What you need to do
Reproduce the material word for word; the images stay out.

Information shown
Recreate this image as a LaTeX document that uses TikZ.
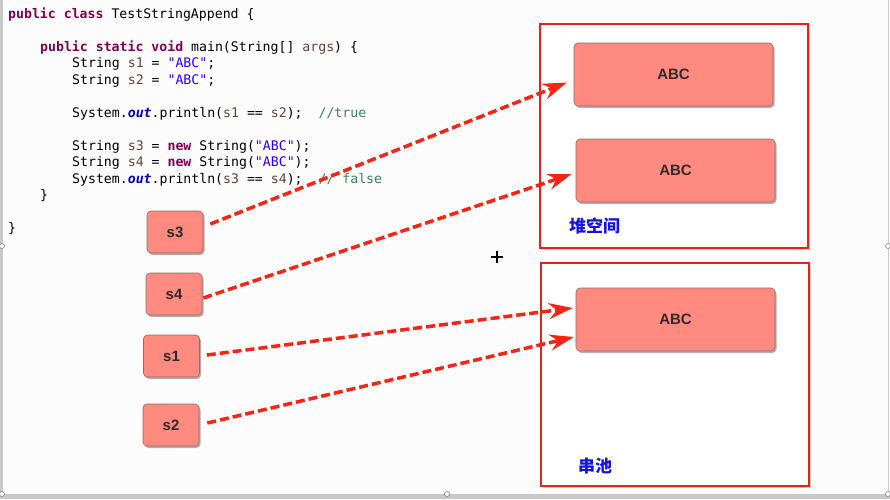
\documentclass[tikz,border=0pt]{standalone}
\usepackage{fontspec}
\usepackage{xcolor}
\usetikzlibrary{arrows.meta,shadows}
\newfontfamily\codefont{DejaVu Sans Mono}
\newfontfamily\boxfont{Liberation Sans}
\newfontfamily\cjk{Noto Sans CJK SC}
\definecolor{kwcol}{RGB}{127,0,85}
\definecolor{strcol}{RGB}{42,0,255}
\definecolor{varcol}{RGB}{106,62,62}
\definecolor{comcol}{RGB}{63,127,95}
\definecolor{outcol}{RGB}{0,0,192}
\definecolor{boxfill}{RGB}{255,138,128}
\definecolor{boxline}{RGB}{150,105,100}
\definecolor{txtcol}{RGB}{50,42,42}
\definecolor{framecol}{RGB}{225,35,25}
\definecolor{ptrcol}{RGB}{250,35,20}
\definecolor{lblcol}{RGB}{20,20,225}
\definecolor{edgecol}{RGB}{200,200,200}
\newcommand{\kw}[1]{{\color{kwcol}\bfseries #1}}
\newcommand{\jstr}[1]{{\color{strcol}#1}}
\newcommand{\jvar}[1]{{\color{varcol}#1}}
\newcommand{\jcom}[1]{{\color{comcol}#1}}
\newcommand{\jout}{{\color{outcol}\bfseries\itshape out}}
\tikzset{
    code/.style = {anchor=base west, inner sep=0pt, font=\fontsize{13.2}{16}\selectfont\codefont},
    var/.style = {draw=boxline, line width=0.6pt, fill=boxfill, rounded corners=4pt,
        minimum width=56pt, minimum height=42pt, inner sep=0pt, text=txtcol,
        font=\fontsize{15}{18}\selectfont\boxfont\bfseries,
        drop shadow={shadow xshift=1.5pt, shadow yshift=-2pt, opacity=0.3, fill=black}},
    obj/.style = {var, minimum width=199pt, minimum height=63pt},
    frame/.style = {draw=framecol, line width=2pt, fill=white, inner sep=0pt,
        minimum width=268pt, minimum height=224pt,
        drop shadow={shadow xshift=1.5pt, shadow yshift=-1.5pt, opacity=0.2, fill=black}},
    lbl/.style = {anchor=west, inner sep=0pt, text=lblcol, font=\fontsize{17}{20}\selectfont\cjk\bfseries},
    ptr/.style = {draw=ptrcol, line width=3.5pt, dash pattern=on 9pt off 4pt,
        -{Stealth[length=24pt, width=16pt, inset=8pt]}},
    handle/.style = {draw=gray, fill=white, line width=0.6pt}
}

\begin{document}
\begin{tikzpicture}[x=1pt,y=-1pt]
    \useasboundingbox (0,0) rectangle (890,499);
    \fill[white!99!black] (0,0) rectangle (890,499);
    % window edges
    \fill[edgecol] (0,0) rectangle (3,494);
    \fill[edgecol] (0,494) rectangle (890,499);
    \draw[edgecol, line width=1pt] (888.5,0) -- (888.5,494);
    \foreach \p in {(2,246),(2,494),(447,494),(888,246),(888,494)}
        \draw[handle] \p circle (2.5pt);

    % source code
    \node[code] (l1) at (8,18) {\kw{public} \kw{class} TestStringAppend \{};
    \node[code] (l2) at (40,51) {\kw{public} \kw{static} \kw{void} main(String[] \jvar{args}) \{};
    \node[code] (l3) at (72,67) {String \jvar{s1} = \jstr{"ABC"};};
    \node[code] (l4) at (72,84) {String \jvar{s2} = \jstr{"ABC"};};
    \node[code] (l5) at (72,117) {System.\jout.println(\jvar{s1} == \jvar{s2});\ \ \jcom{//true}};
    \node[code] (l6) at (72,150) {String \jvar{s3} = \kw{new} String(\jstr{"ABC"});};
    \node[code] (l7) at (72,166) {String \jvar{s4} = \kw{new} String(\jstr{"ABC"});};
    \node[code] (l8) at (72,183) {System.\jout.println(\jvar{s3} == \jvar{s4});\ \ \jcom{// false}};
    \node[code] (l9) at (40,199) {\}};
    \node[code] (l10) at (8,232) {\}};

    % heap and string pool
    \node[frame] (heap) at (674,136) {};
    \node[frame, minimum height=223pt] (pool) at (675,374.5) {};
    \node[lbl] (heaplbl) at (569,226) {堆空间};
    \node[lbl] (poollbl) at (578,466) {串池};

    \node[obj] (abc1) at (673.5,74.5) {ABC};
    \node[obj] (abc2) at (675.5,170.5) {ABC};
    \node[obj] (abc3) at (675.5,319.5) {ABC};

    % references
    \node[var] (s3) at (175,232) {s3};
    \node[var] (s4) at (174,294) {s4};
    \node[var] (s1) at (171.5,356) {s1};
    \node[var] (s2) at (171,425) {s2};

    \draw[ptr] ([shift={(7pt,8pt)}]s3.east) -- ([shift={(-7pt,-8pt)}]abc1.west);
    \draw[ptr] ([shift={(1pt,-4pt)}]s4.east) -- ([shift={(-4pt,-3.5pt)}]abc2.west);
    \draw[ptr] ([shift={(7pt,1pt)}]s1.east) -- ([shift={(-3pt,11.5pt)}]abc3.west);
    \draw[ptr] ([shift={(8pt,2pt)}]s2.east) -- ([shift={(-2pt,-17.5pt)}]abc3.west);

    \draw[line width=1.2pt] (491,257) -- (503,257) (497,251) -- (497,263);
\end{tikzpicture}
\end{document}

Written response
Recreate this image as a LaTeX document that uses TikZ.
\documentclass[tikz,border=0pt]{standalone}
\usepackage{fontspec}
\usepackage{xcolor}
\usetikzlibrary{arrows.meta,shadows}
\newfontfamily\codefont{DejaVu Sans Mono}
\newfontfamily\boxfont{Liberation Sans}
\newfontfamily\cjk{Noto Sans CJK SC}
\definecolor{kwcol}{RGB}{127,0,85}
\definecolor{strcol}{RGB}{42,0,255}
\definecolor{varcol}{RGB}{106,62,62}
\definecolor{comcol}{RGB}{63,127,95}
\definecolor{outcol}{RGB}{0,0,192}
\definecolor{boxfill}{RGB}{255,138,128}
\definecolor{boxline}{RGB}{150,105,100}
\definecolor{txtcol}{RGB}{50,42,42}
\definecolor{framecol}{RGB}{225,35,25}
\definecolor{ptrcol}{RGB}{250,35,20}
\definecolor{lblcol}{RGB}{20,20,225}
\definecolor{edgecol}{RGB}{200,200,200}
\newcommand{\kw}[1]{{\color{kwcol}\bfseries #1}}
\newcommand{\jstr}[1]{{\color{strcol}#1}}
\newcommand{\jvar}[1]{{\color{varcol}#1}}
\newcommand{\jcom}[1]{{\color{comcol}#1}}
\newcommand{\jout}{{\color{outcol}\bfseries\itshape out}}
\tikzset{
    code/.style = {anchor=base west, inner sep=0pt, font=\fontsize{13.2}{16}\selectfont\codefont},
    var/.style = {draw=boxline, line width=0.6pt, fill=boxfill, rounded corners=4pt,
        minimum width=56pt, minimum height=42pt, inner sep=0pt, text=txtcol,
        font=\fontsize{15}{18}\selectfont\boxfont\bfseries,
        drop shadow={shadow xshift=1.5pt, shadow yshift=-2pt, opacity=0.3, fill=black}},
    obj/.style = {var, minimum width=199pt, minimum height=63pt},
    frame/.style = {draw=framecol, line width=2pt, fill=white, inner sep=0pt,
        minimum width=268pt, minimum height=224pt,
        drop shadow={shadow xshift=1.5pt, shadow yshift=-1.5pt, opacity=0.2, fill=black}},
    lbl/.style = {anchor=west, inner sep=0pt, text=lblcol, font=\fontsize{17}{20}\selectfont\cjk\bfseries},
    ptr/.style = {draw=ptrcol, line width=3.5pt, dash pattern=on 9pt off 4pt,
        -{Stealth[length=24pt, width=16pt, inset=8pt]}},
    handle/.style = {draw=gray, fill=white, line width=0.6pt}
}

\begin{document}
\begin{tikzpicture}[x=1pt,y=-1pt]
    \useasboundingbox (0,0) rectangle (890,499);
    \fill[white!99!black] (0,0) rectangle (890,499);
    % window edges
    \fill[edgecol] (0,0) rectangle (3,494);
    \fill[edgecol] (0,494) rectangle (890,499);
    \draw[edgecol, line width=1pt] (888.5,0) -- (888.5,494);
    \foreach \p in {(2,246),(2,494),(447,494),(888,246),(888,494)}
        \draw[handle] \p circle (2.5pt);

    % source code
    \node[code] (l1) at (8,18) {\kw{public} \kw{class} TestStringAppend \{};
    \node[code] (l2) at (40,51) {\kw{public} \kw{static} \kw{void} main(String[] \jvar{args}) \{};
    \node[code] (l3) at (72,67) {String \jvar{s1} = \jstr{"ABC"};};
    \node[code] (l4) at (72,84) {String \jvar{s2} = \jstr{"ABC"};};
    \node[code] (l5) at (72,117) {System.\jout.println(\jvar{s1} == \jvar{s2});\ \ \jcom{//true}};
    \node[code] (l6) at (72,150) {String \jvar{s3} = \kw{new} String(\jstr{"ABC"});};
    \node[code] (l7) at (72,166) {String \jvar{s4} = \kw{new} String(\jstr{"ABC"});};
    \node[code] (l8) at (72,183) {System.\jout.println(\jvar{s3} == \jvar{s4});\ \ \jcom{// false}};
    \node[code] (l9) at (40,199) {\}};
    \node[code] (l10) at (8,232) {\}};

    % heap and string pool
    \node[frame] (heap) at (674,136) {};
    \node[frame, minimum height=223pt] (pool) at (675,374.5) {};
    \node[lbl] (heaplbl) at (569,226) {堆空间};
    \node[lbl] (poollbl) at (578,466) {串池};

    \node[obj] (abc1) at (673.5,74.5) {ABC};
    \node[obj] (abc2) at (675.5,170.5) {ABC};
    \node[obj] (abc3) at (675.5,319.5) {ABC};

    % references
    \node[var] (s3) at (175,232) {s3};
    \node[var] (s4) at (174,294) {s4};
    \node[var] (s1) at (171.5,356) {s1};
    \node[var] (s2) at (171,425) {s2};

    \draw[ptr] ([shift={(7pt,8pt)}]s3.east) -- ([shift={(-7pt,-8pt)}]abc1.west);
    \draw[ptr] ([shift={(1pt,-4pt)}]s4.east) -- ([shift={(-4pt,-3.5pt)}]abc2.west);
    \draw[ptr] ([shift={(7pt,1pt)}]s1.east) -- ([shift={(-3pt,11.5pt)}]abc3.west);
    \draw[ptr] ([shift={(8pt,2pt)}]s2.east) -- ([shift={(-2pt,-17.5pt)}]abc3.west);

    \draw[line width=1.2pt] (491,257) -- (503,257) (497,251) -- (497,263);
\end{tikzpicture}
\end{document}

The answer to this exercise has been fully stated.